Admitamos que en la escuela el líder suele
ser el más fuerte físicamente, cosa que por lo general coincide con el peor
estudiante, el más grosero y el que mejor pega a los débiles. El entorno, donde
se incluyen televisiones, aparatos electrónicos, móviles, etc, aplaude y
estimula este proceder desde tiempos lejanos. La fuerza bruta, la virilidad
incipiente, hasta la estatura, cuenta mucho en estos parámetros de colegios y
educación si no hay una observación constante por parte de docentes
cualificados y preocupados por el tema del acoso.
El niño no fuerte, no pegón, introvertido
quizás, con algún tipo de defecto físico o simplemente feliz por aprender y
curioso ante la vida, suele ser invisible, para su desgracia. O en caso
contrario, envidiado hasta extremos insoportables por sus colegas que no dudan
en castigar su superioridad mental o su voluntad de estudio. Como no consiguen
bajar su capacidad ni igualar sus logros, atacan como si al hacerlo quisieran
exterminar al que no se somete a sus reglas. Serán posiblemente futuros terroristas en cualquier
aspecto de la vida adulta, porque necesitan destacar en algo y solo saben
hacerlo en la maldad.
Destrozan la psique de un niño si no alcanzan
a que sea ridiculizado ante todos los demás. Aprendices de verdugos, son más
numerosos de lo que se cree y parece inaudito
que el profesorado y la dirección de los colegios, cuya formación debe
siempre estar al día, estén poco concienciados de tan gran problema.
Educar no es hacer fuerte a nadie. Ni
empollón. Ni atleta. Sencillamente es estimular al niño su curiosidad,
arropando con calor sus defectos y aplaudiendo sus esfuerzos dentro de una
atmósfera donde reine la mayor armonía.
Empezando, claro está por la propia familia.
Ana María Mata
Historiadora y novelista
1 comentario:
Me parece cruel, muy duro, que un chaval termine quitándose la vida, simplemente por las extrañas teorías del -hacerse más fuerte- Cierto es que algunos hemos tenido que ganarnos el respeto a base de mamporros, porque no quedaba otra; pero no todo el mundo tiene la capacidad de saber o querer pelear y hay que ayudarles, empezando por los señores profesores.

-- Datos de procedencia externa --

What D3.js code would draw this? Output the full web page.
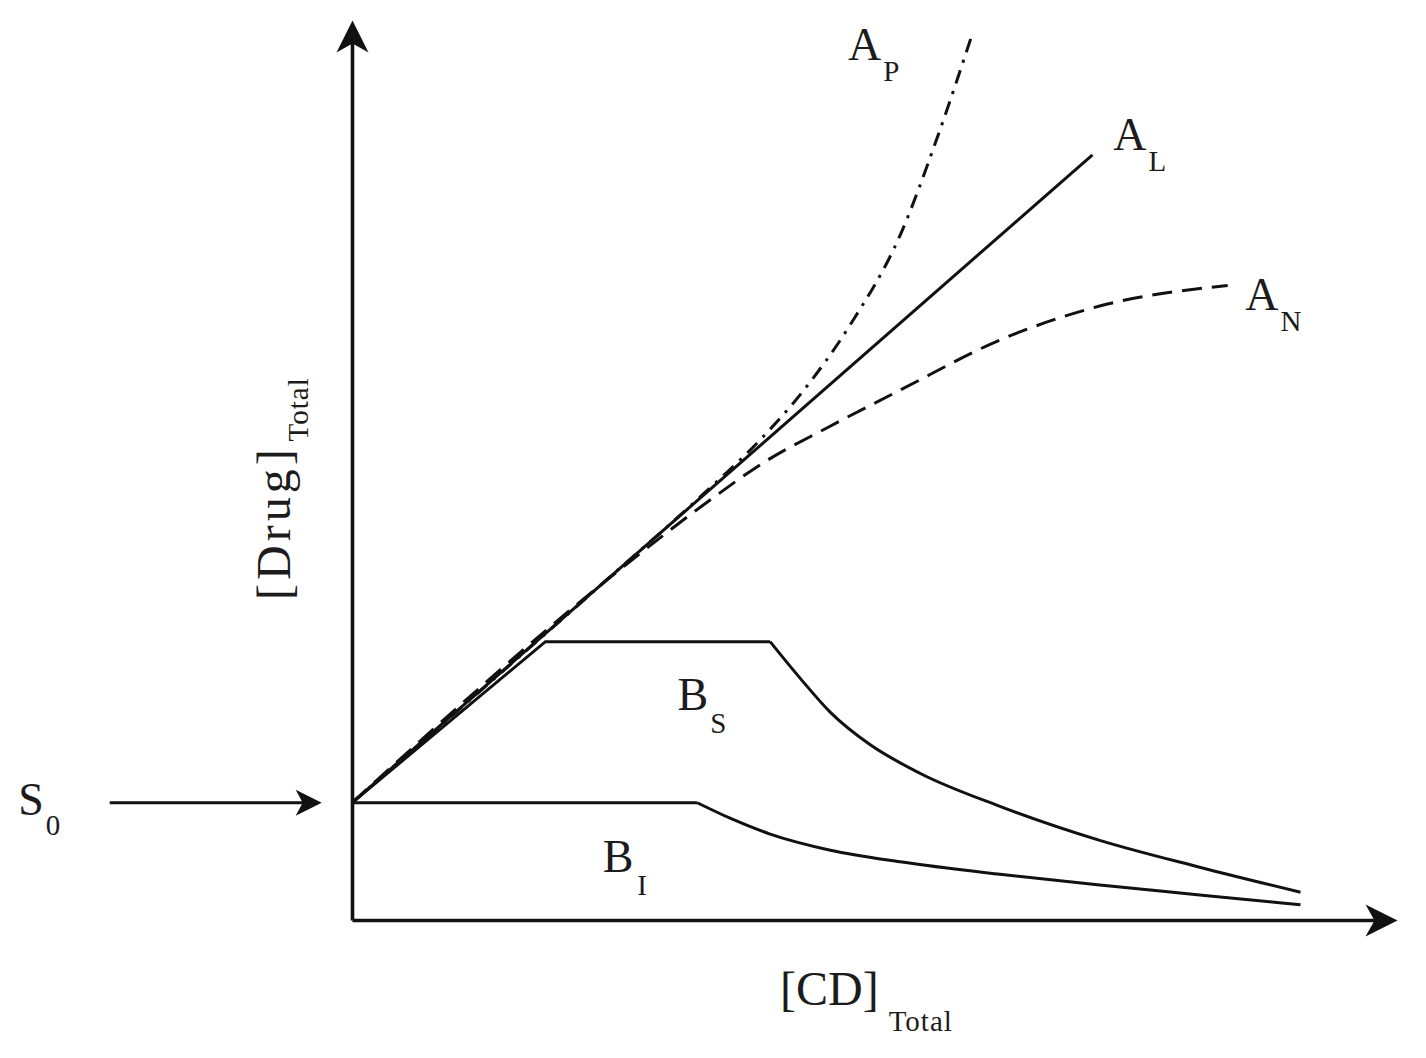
<!DOCTYPE html>
<html>
<head>
<meta charset="utf-8">
<script src="https://cdn.jsdelivr.net/npm/d3@7"></script>
<style>
  body { margin: 0; background: #fff; }
  text { font-family: "Liberation Serif", "DejaVu Serif", serif; fill: #1c1c1c; }
</style>
</head>
<body>
<div id="chart"></div>
<script>
// intrinsic solubility of the drug
const S0 = 1.31;

// A-type curves [CD]total, [Drug]total
const apPoints = [[0, 1.31], [2.38, 3.73], [3.35, 4.73], [3.92, 5.36], [4.31, 5.87], [4.79, 6.65], [5.27, 7.65], [5.63, 8.75], [5.97, 9.92]];
const alPoints = [[0, 1.31], [7.12, 8.55]];
const anPoints = [[0, 1.31], [2.58, 3.92], [3.44, 4.69], [3.97, 5.12], [4.57, 5.50], [5.27, 5.92], [6.23, 6.48], [7.19, 6.86], [8.42, 7.09]];

// B-type curves (rise, plateau, then fall)
const bsPoints = [[0, 1.31], [1.86, 3.11], [4.02, 3.11], [4.31, 2.70], [4.60, 2.32], [4.98, 1.96], [5.46, 1.64], [6.23, 1.27], [7.19, 0.89], [8.15, 0.59], [9.12, 0.31]];
const biPoints = [[0, 1.31], [3.32, 1.31], [3.63, 1.14], [4.02, 0.96], [4.60, 0.78], [5.27, 0.65], [6.23, 0.51], [7.19, 0.39], [8.15, 0.28], [9.12, 0.17]];

// index where the plateau ends and the curve starts falling
const bsKnee = 2;
const biKnee = 1;

const width = 1426, height = 1058;

const svg = d3.select("#chart")
  .append("svg")
  .attr("width", width)
  .attr("height", height);

const x = d3.scaleLinear().domain([0, 10]).range([352, 1392]);
const y = d3.scaleLinear().domain([0, 10]).range([920, 25]);

// arrow heads
const defs = svg.append("defs");
defs.append("marker")
  .attr("id", "axisArrow")
  .attr("markerUnits", "userSpaceOnUse")
  .attr("viewBox", "-30 -17 36 34")
  .attr("refX", 0).attr("refY", 0)
  .attr("markerWidth", 36).attr("markerHeight", 34)
  .attr("orient", "auto")
  .append("path")
  .attr("d", "M5,0 L-27,-16 L-18,0 L-27,16 Z")
  .attr("fill", "#111");

defs.append("marker")
  .attr("id", "smallArrow")
  .attr("markerUnits", "userSpaceOnUse")
  .attr("viewBox", "-26 -14 32 28")
  .attr("refX", 0).attr("refY", 0)
  .attr("markerWidth", 32).attr("markerHeight", 28)
  .attr("orient", "auto")
  .append("path")
  .attr("d", "M4,0 L-22,-13 L-15,0 L-22,13 Z")
  .attr("fill", "#111");

// axes without ticks, only the arrowed lines
const xAxis = svg.append("g")
  .attr("transform", `translate(0,${y(0)})`)
  .style("color", "#111")
  .call(d3.axisBottom(x).tickValues([]).tickSizeOuter(0));
xAxis.select(".domain")
  .attr("stroke-width", 3.6)
  .attr("marker-end", "url(#axisArrow)");

const yAxis = svg.append("g")
  .attr("transform", `translate(${x(0)},0)`)
  .style("color", "#111")
  .call(d3.axisLeft(y).tickValues([]).tickSizeOuter(0));
yAxis.select(".domain")
  .attr("stroke-width", 3.6)
  .attr("marker-end", "url(#axisArrow)");

const lineLin = d3.line().x(d => x(d[0])).y(d => y(d[1]));
const lineSmooth = d3.line().x(d => x(d[0])).y(d => y(d[1])).curve(d3.curveMonotoneX);

function drawCurve(points, gen, dash) {
  svg.append("path")
    .attr("d", gen(points))
    .attr("fill", "none")
    .attr("stroke", "#111")
    .attr("stroke-width", 3)
    .attr("stroke-dasharray", dash || null);
}

// B curves: straight part up to the knee, smooth fall afterwards
drawCurve(bsPoints.slice(0, bsKnee + 1), lineLin);
drawCurve(bsPoints.slice(bsKnee), lineSmooth);
drawCurve(biPoints.slice(0, biKnee + 1), lineLin);
drawCurve(biPoints.slice(biKnee), lineSmooth);

// A curves
drawCurve(anPoints, lineSmooth, "20,10");
drawCurve(apPoints, lineSmooth, "14,8,3,8");
drawCurve(alPoints, lineLin);

// S0 arrow
svg.append("line")
  .attr("x1", x(-2.33)).attr("x2", x(-0.33))
  .attr("y1", y(S0)).attr("y2", y(S0))
  .attr("stroke", "#111")
  .attr("stroke-width", 3)
  .attr("marker-end", "url(#smallArrow)");

// letter with subscript
function label(px, py, main, sub, size, subSize, dx, dy, spacing) {
  const t = svg.append("text")
    .attr("x", px).attr("y", py)
    .style("font-size", size + "px");
  t.append("tspan")
    .style("letter-spacing", (spacing || 0) + "px")
    .text(main);
  t.append("tspan")
    .attr("dx", dx)
    .attr("dy", dy)
    .style("font-size", subSize + "px")
    .style("letter-spacing", "1px")
    .text(sub);
  return t;
}

label(x(4.77), y(9.61), "A", "P", 46, 29, 2, 21);
label(x(7.32), y(8.60), "A", "L", 46, 29, 2, 21);
label(x(8.59), y(6.82), "A", "N", 46, 29, 2, 21);
label(x(3.13), y(2.35), "B", "S", 46, 29, 2, 23);
label(x(2.41), y(0.54), "B", "I", 46, 29, 4, 23);
label(x(-3.21), y(1.17), "S", "0", 46, 29, 2, 20);

// axis titles
label(780, 1005, "[CD]", "Total", 48, 29, 10, 26);
label(0, 0, "[Drug]", "Total", 48, 29, 4, 18, 4)
  .attr("transform", "translate(290,600) rotate(-90)");
</script>
</body>
</html>
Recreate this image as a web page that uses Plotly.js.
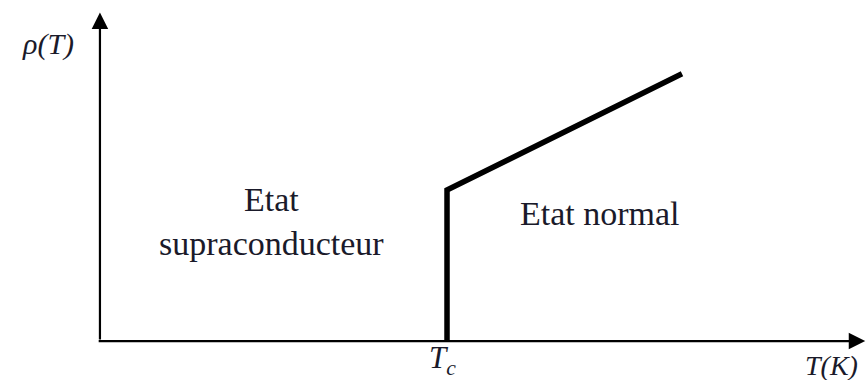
<!DOCTYPE html>
<html>
<head>
<meta charset="utf-8">
<script src="https://cdn.plot.ly/plotly-3.0.1.min.js"></script>
<style>html,body{margin:0;padding:0;background:#fff;}#chart{width:868px;height:380px;}</style>
</head>
<body>
<div id="chart"></div>
<script>
// Resistivity vs temperature (arbitrary units, Tc = 1, rho(Tc+) = 1)
const temperature = [1.0, 1.0, 1.677];
const resistivity = [0.0, 1.0, 1.77];
const tcValue = 1.0;
const regionLabels = ["Etat<br>supraconducteur", "Etat normal"];
const axisLabels = ["<i>ρ(T)</i>", "<i>T(K)</i>", "<i>T<sub>c</sub></i>"];

const serif = '"Liberation Serif", "Times New Roman", serif';
const xr = [-0.288, 2.213];
const yr = [-0.258, 2.258];
const txt = '#1a1a2a';

const data = [{
  x: temperature, y: resistivity, mode: 'lines', type: 'scatter',
  line: {color: '#000', width: 5.5}, hoverinfo: 'skip', showlegend: false
}];

function label(x, y, text, size, xref) {
  return {x: x, y: y, xref: xref || 'paper', yref: 'paper', text: text, showarrow: false,
    xanchor: 'center', yanchor: 'middle', align: 'center',
    font: {family: serif, size: size, color: txt}};
}

const annotations = [
  // y axis with arrow
  {x: 0, y: 2.175, ax: 0, ay: 0, xref: 'x', yref: 'y', axref: 'x', ayref: 'y',
   text: '', showarrow: true, arrowhead: 2, arrowsize: 1.5, arrowwidth: 2.2, arrowcolor: '#000'},
  // x axis with arrow
  {x: 2.205, y: 0, ax: -0.008, ay: 0, xref: 'x', yref: 'y', axref: 'x', ayref: 'y',
   text: '', showarrow: true, arrowhead: 2, arrowsize: 1.5, arrowwidth: 2.2, arrowcolor: '#000'},
  label(48/868, 1 - 44/380, axisLabels[0], 30),
  label(831/868, 1 - 365/380, axisLabels[1], 28),
  label(tcValue - 0.012, 1 - 360/380, axisLabels[2], 31, 'x'),
  label(271/868, 1 - 221/380, regionLabels[0], 34),
  label(600/868, 1 - 213/380, regionLabels[1], 34)
];

const layout = {
  width: 868, height: 380,
  margin: {l: 0, r: 0, t: 0, b: 0},
  paper_bgcolor: '#fff', plot_bgcolor: '#fff',
  xaxis: {range: xr, visible: false, fixedrange: true},
  yaxis: {range: yr, visible: false, fixedrange: true},
  annotations: annotations,
  showlegend: false
};

Plotly.newPlot('chart', data, layout, {staticPlot: true, displayModeBar: false});
</script>
</body>
</html>
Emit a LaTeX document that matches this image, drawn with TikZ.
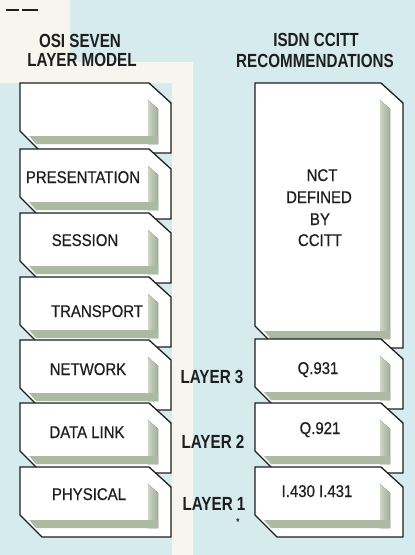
\documentclass[tikz,border=0pt]{standalone}
\usepackage{fontspec}
\setmainfont{Liberation Sans}
\newfontfamily\condb{Liberation Sans}[FakeStretch=0.8]
\newfontfamily\condr{Liberation Sans}[FakeStretch=0.88,FakeBold=0.5]
\definecolor{bgblue}{RGB}{214,235,238}
\definecolor{bgcream}{RGB}{247,246,238}
\definecolor{shadowc}{RGB}{158,174,146}
\definecolor{shadowl}{RGB}{205,214,196}
\definecolor{inkc}{RGB}{30,30,30}
\tikzset{
  cardline/.style={draw=inkc, line width=1.3pt, line join=miter},
  titletext/.style={font=\condb\bfseries\fontsize{19}{19}\selectfont, text=inkc, anchor=base, inner sep=0pt},
  layertext/.style={font=\condb\bfseries\fontsize{19}{19}\selectfont, text=inkc, anchor=base, inner sep=0pt},
  cardtext/.style={font=\condr\fontsize{17}{17}\selectfont, text=inkc, anchor=base, inner sep=0pt}
}
% card: left, top, right, bottom (image pixel coordinates)
\newcommand\mycard[4]{%
  \fill[white] (#1,#2) -- ({#3-22},#2) -- (#3,{#2+20}) -- (#3,#4) -- ({#1+22},#4) -- (#1,{#4-22}) -- cycle;
  \fill[left color=shadowl, right color=shadowc] ({#3-23},{#2+17}) -- ({#3-13},{#2+26}) -- ({#3-13},{#4-9}) -- ({#3-23},{#4-9}) -- cycle;
  \fill[shadowc!85!white] ({#3-23},{#4-17}) -- ({#3-13},{#4-17}) -- ({#3-13},{#4-9}) -- ({#1+16},{#4-9}) -- ({#1+9},{#4-17}) -- cycle;
  \draw[cardline] (#1,#2) -- ({#3-22},#2) -- (#3,{#2+20}) -- (#3,#4) -- ({#1+22},#4) -- (#1,{#4-22}) -- cycle;
}
\begin{document}
\begin{tikzpicture}[x=1pt,y=-1pt]
\useasboundingbox (0,0) rectangle (415,555);
% backgrounds
\fill[bgblue] (0,0) rectangle (415,555);
\fill[bgcream] (0,0) -- (70,0) -- (70,62) -- (193,62) -- (193,555) -- (172,555) -- (172,83) -- (0,83) -- cycle;
% small marks at top left
\draw[inkc, line width=1.3pt] (6,10) -- (19,10);
\draw[inkc, line width=1.3pt] (22,10) -- (38,10);
% titles
\node[titletext] (t1a) at (80,47) {OSI SEVEN};
\node[titletext] (t1b) at (82,66) {LAYER MODEL};
\node[titletext] (t2a) at (316,46) {ISDN CCITT};
\node[titletext] (t2b) at (315,67) {RECOMMENDATIONS};
% left column (OSI)
\mycard{20}{83}{171}{153}
\mycard{20}{149}{171}{219}
\mycard{20}{213}{171}{283}
\mycard{20}{277}{171}{347}
\mycard{20}{340}{171}{410}
\mycard{20}{403}{171}{473}
\mycard{20}{467}{171}{537}
\node[cardtext] (pres) at (83,183) {PRESENTATION};
\node[cardtext] (sess) at (85,246) {SESSION};
\node[cardtext] (trans) at (97,317) {TRANSPORT};
\node[cardtext] (netw) at (88,375) {NETWORK};
\node[cardtext] (dlink) at (87,438) {DATA LINK};
\node[cardtext] (phys) at (89,500) {PHYSICAL};
% right column (ISDN)
\mycard{255}{83}{403}{348}
\mycard{255}{339}{403}{409}
\mycard{255}{403}{403}{473}
\mycard{255}{467}{403}{537}
\node[cardtext] (nct1) at (322,181) {NCT};
\node[cardtext] (nct2) at (319,203) {DEFINED};
\node[cardtext] (nct3) at (320,225) {BY};
\node[cardtext] (nct4) at (320,246) {CCITT};
\node[cardtext] (q931) at (318,374) {Q.931};
\node[cardtext] (q921) at (320,434) {Q.921};
\node[cardtext] (i430) at (317,497) {I.430 I.431};
% layer labels
\node[layertext] (l3) at (212,383) {LAYER 3};
\node[layertext] (l2) at (213,448) {LAYER 2};
\node[layertext] (l1) at (214,510) {LAYER 1};
\node[font=\condb\bfseries\fontsize{10}{10}\selectfont, text=inkc, inner sep=0pt] (ast) at (238,522) {*};
\end{tikzpicture}
\end{document}
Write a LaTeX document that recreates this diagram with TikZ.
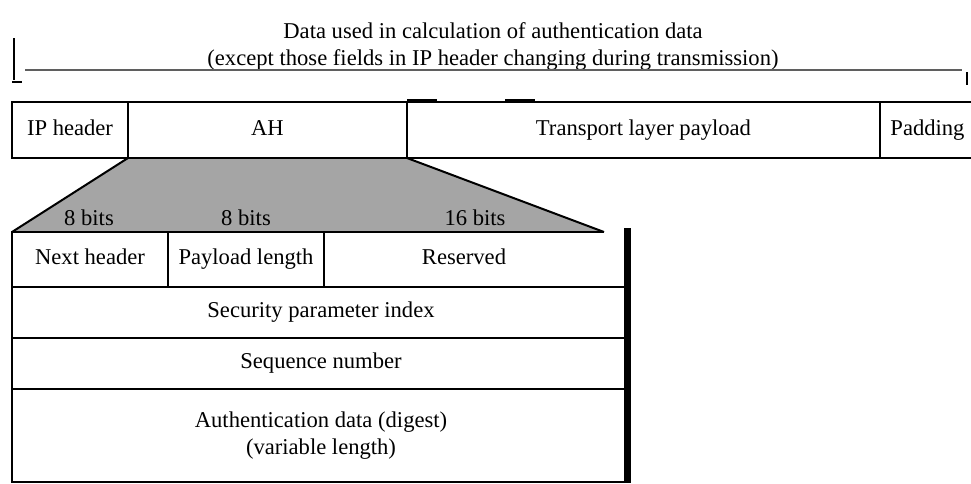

Ojalá se tomen las medidas necesarias y suficientemente fuertes por parte de a quien corresponda, para que los que dijeron que eran buenos el acoso y las burlas para hacerse más fuerte, tengan su escarmiento, aunque eso no le devuelva la vida a estas criaturas.
Al igual que un padre o una madre no dejaría nunca que humillasen a su hijo delante de ellos, en el caso de un colegio o un instituto, tendrán que ser los profesores los que lo eviten, cuando lo vean.